What is needed:
Identify and pull out each line of the entries in which "this" occurs.

[Begin Dataset entries]

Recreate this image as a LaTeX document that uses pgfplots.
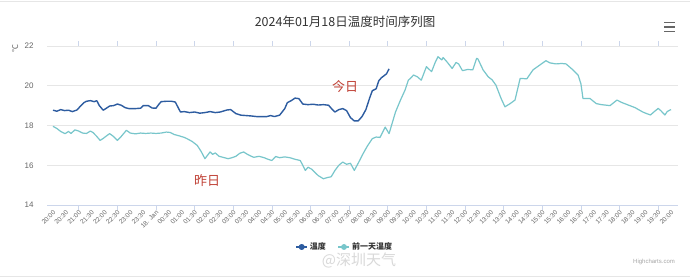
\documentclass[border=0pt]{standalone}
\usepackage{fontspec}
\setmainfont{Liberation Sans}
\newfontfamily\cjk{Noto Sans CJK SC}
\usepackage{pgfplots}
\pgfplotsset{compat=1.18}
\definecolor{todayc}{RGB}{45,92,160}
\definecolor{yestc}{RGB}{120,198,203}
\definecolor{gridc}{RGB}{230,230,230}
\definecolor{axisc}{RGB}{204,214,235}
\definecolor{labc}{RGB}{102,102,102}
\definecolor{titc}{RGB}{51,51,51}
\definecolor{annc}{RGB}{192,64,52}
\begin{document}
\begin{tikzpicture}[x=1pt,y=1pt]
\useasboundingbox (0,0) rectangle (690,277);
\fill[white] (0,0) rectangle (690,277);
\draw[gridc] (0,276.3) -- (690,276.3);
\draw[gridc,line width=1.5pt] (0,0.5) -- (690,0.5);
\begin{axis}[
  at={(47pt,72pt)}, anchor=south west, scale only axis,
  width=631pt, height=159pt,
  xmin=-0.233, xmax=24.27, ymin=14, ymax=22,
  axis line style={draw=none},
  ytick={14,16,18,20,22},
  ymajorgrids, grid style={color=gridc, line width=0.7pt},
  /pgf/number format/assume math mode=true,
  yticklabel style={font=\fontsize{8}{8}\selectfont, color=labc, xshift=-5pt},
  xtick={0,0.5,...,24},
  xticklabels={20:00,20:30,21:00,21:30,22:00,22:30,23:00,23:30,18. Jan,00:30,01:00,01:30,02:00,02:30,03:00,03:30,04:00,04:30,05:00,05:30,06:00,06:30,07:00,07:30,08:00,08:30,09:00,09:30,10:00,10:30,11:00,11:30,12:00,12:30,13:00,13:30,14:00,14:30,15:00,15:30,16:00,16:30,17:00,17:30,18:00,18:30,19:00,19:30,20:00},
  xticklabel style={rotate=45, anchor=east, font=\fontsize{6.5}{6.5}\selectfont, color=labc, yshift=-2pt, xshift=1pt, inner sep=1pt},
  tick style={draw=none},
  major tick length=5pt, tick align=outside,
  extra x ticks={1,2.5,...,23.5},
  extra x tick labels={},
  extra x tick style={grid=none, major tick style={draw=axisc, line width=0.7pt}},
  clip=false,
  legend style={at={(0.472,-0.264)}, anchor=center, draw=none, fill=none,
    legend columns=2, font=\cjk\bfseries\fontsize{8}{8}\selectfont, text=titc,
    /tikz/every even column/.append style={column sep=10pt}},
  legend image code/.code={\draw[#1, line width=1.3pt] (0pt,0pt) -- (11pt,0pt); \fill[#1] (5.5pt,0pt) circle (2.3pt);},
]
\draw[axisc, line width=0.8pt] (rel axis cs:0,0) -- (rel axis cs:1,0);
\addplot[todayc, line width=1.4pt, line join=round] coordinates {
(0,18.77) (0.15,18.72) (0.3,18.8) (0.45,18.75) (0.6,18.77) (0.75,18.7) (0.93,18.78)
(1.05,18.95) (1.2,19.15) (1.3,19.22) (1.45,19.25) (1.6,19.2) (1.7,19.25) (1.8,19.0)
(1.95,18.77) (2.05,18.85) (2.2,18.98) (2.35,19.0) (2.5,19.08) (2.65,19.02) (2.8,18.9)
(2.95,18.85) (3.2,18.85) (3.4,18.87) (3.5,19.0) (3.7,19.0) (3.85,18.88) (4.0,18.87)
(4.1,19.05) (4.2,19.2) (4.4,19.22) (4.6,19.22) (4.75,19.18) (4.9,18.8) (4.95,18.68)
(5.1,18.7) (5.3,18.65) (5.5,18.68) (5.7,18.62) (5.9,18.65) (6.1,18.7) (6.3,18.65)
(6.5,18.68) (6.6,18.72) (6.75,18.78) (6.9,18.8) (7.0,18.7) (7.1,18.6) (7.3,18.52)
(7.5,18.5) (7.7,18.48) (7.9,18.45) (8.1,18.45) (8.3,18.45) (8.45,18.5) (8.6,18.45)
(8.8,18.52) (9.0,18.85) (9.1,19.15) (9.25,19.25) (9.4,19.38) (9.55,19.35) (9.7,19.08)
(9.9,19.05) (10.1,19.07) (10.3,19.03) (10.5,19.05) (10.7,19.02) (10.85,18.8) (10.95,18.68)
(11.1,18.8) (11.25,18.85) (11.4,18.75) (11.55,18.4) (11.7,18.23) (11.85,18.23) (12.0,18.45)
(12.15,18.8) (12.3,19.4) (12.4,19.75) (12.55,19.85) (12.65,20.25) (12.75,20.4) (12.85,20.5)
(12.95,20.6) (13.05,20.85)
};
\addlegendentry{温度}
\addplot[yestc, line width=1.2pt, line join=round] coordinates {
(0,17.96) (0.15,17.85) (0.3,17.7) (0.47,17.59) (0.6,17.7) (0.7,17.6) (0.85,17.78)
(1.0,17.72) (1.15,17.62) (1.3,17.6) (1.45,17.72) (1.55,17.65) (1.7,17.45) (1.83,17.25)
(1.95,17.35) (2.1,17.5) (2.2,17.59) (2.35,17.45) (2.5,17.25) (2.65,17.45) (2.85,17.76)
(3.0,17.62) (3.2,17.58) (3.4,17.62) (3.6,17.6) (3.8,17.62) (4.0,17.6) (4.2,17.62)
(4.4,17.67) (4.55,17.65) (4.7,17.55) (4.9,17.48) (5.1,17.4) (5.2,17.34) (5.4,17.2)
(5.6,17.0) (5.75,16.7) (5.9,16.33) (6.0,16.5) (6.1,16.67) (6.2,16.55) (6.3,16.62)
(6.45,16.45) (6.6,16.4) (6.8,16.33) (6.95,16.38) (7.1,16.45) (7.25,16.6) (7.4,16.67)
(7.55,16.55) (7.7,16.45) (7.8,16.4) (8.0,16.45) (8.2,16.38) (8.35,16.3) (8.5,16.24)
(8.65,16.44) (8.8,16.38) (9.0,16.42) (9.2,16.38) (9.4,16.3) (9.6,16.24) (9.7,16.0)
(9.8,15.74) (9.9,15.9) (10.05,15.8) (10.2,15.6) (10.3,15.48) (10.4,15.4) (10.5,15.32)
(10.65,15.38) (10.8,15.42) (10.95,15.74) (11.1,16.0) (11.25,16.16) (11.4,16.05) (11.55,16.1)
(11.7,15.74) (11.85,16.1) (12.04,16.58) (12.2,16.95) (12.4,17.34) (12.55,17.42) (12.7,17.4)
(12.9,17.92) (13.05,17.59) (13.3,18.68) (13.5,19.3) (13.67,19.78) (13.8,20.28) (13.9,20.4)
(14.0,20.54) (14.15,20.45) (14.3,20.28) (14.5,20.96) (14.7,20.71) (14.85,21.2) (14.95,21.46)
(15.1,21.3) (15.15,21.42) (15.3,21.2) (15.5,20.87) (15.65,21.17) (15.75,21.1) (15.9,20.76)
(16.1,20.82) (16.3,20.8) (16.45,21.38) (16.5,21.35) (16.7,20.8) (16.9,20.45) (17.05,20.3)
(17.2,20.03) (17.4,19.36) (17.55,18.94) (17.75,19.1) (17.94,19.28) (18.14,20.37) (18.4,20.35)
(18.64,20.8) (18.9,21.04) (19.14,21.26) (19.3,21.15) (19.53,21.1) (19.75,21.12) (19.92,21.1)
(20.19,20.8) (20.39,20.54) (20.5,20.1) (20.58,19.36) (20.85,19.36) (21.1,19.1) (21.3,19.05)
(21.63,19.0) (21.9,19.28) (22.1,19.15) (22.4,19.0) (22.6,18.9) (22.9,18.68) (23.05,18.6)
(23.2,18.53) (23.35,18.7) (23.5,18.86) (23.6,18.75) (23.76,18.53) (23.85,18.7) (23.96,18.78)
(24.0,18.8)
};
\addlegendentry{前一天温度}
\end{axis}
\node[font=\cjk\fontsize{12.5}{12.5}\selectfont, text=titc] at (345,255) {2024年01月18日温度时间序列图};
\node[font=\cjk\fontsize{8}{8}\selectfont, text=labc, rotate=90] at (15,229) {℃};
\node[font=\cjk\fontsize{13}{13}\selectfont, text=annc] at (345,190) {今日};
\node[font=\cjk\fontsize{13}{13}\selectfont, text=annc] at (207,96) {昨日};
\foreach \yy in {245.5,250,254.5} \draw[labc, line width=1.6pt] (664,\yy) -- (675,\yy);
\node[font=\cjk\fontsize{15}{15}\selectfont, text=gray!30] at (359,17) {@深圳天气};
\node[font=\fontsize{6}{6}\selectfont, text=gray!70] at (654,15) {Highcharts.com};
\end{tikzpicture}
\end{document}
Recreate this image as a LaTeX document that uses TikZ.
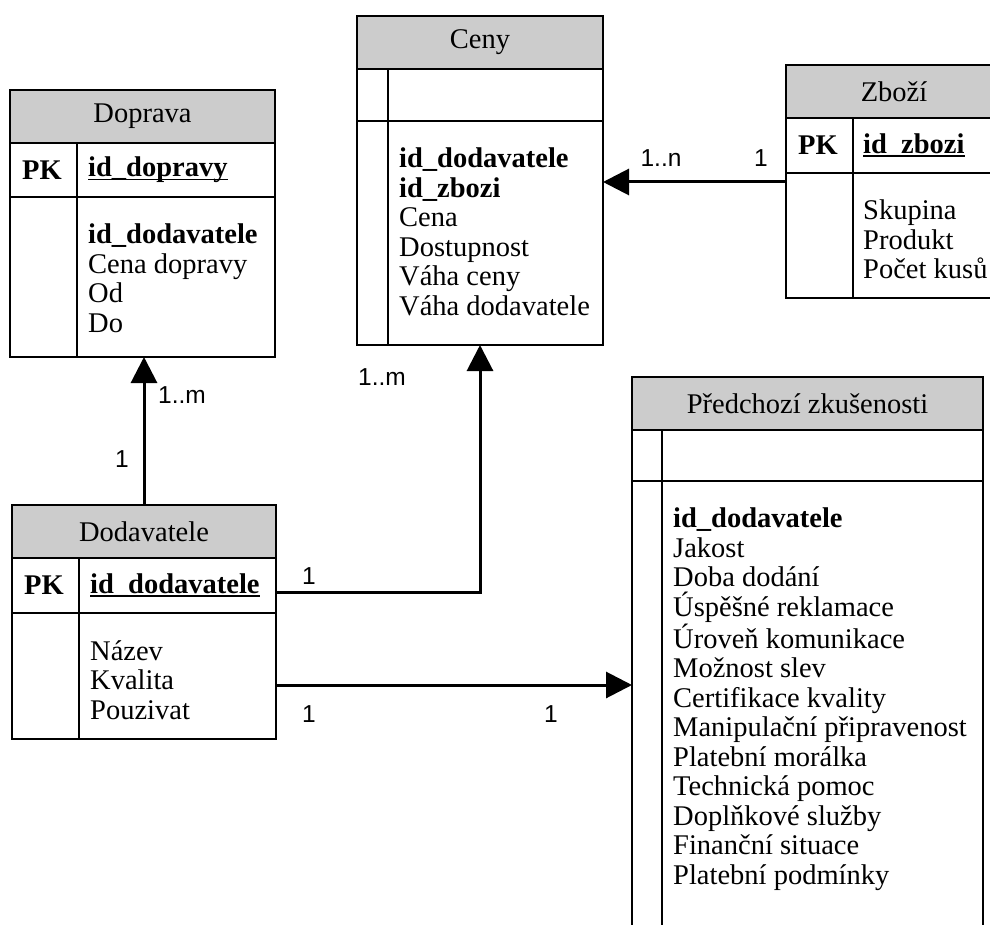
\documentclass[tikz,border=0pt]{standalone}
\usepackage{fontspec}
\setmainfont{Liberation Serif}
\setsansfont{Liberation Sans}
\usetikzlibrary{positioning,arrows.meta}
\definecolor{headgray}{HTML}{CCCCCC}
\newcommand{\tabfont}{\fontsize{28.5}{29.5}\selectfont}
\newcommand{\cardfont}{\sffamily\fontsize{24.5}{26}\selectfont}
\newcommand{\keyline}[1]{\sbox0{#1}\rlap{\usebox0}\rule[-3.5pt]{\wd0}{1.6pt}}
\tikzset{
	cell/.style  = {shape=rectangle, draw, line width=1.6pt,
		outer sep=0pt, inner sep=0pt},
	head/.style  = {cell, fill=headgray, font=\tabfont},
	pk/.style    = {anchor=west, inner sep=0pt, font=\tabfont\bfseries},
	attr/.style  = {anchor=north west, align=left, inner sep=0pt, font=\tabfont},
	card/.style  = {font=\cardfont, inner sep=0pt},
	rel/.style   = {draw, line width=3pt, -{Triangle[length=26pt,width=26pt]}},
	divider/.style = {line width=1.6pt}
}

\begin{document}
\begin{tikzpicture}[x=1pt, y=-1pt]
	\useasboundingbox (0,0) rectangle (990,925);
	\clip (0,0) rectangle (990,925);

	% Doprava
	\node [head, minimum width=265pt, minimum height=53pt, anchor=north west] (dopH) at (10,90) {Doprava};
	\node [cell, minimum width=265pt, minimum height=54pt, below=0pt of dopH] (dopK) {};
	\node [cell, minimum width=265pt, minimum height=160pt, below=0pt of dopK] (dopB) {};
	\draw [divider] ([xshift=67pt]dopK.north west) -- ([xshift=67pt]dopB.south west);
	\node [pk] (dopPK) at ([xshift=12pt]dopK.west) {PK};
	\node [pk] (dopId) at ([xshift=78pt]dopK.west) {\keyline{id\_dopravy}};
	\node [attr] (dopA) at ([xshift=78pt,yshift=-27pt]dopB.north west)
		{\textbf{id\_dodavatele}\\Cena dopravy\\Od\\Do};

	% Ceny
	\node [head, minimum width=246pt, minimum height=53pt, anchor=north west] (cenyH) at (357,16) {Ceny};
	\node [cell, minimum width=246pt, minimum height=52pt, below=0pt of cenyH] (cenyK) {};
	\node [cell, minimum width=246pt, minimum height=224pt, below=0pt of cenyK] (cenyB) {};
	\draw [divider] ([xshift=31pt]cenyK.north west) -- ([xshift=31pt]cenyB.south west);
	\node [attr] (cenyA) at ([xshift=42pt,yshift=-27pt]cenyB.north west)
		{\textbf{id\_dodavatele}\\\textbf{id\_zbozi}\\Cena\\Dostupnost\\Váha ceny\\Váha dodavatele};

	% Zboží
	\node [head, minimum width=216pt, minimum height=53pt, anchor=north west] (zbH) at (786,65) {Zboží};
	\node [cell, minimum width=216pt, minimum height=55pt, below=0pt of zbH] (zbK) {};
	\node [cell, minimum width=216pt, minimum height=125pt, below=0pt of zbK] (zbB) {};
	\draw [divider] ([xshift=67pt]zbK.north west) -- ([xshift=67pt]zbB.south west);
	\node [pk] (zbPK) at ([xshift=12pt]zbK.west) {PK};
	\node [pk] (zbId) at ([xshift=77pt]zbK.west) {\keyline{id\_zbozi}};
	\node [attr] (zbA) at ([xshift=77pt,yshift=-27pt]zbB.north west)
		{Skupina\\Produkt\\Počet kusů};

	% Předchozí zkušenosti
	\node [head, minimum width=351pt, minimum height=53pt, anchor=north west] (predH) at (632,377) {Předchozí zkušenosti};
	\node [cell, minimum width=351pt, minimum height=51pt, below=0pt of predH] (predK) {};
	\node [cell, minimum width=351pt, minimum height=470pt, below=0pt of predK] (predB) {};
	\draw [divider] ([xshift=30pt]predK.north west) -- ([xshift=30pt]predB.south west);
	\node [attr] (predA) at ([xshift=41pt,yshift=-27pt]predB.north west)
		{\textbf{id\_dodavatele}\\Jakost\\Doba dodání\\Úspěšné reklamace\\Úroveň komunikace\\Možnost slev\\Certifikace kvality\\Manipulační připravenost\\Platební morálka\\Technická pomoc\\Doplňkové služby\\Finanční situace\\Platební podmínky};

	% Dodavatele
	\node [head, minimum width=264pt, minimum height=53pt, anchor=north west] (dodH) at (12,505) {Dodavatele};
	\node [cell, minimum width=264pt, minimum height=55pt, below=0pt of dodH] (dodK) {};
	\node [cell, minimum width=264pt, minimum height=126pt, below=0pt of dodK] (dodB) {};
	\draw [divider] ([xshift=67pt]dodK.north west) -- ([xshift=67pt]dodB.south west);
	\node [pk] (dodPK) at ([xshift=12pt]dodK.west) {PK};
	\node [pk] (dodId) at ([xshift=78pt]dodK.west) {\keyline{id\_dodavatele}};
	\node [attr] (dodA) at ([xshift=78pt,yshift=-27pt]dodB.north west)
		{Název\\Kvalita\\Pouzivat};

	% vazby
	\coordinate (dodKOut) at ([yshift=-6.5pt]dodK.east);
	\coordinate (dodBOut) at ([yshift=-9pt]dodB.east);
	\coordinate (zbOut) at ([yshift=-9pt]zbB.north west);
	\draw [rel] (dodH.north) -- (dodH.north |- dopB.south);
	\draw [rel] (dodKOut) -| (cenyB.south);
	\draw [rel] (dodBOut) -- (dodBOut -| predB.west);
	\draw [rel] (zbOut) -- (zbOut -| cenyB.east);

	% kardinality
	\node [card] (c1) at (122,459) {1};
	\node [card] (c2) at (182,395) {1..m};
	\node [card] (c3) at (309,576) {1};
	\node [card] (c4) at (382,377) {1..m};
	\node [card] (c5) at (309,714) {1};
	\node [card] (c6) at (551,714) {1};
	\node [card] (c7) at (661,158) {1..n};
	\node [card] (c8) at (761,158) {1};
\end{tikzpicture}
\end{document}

[End Dataset entries]

Result of the task:
Recreate this image as a LaTeX document that uses pgfplots.
Recreate this image as a LaTeX document that uses TikZ.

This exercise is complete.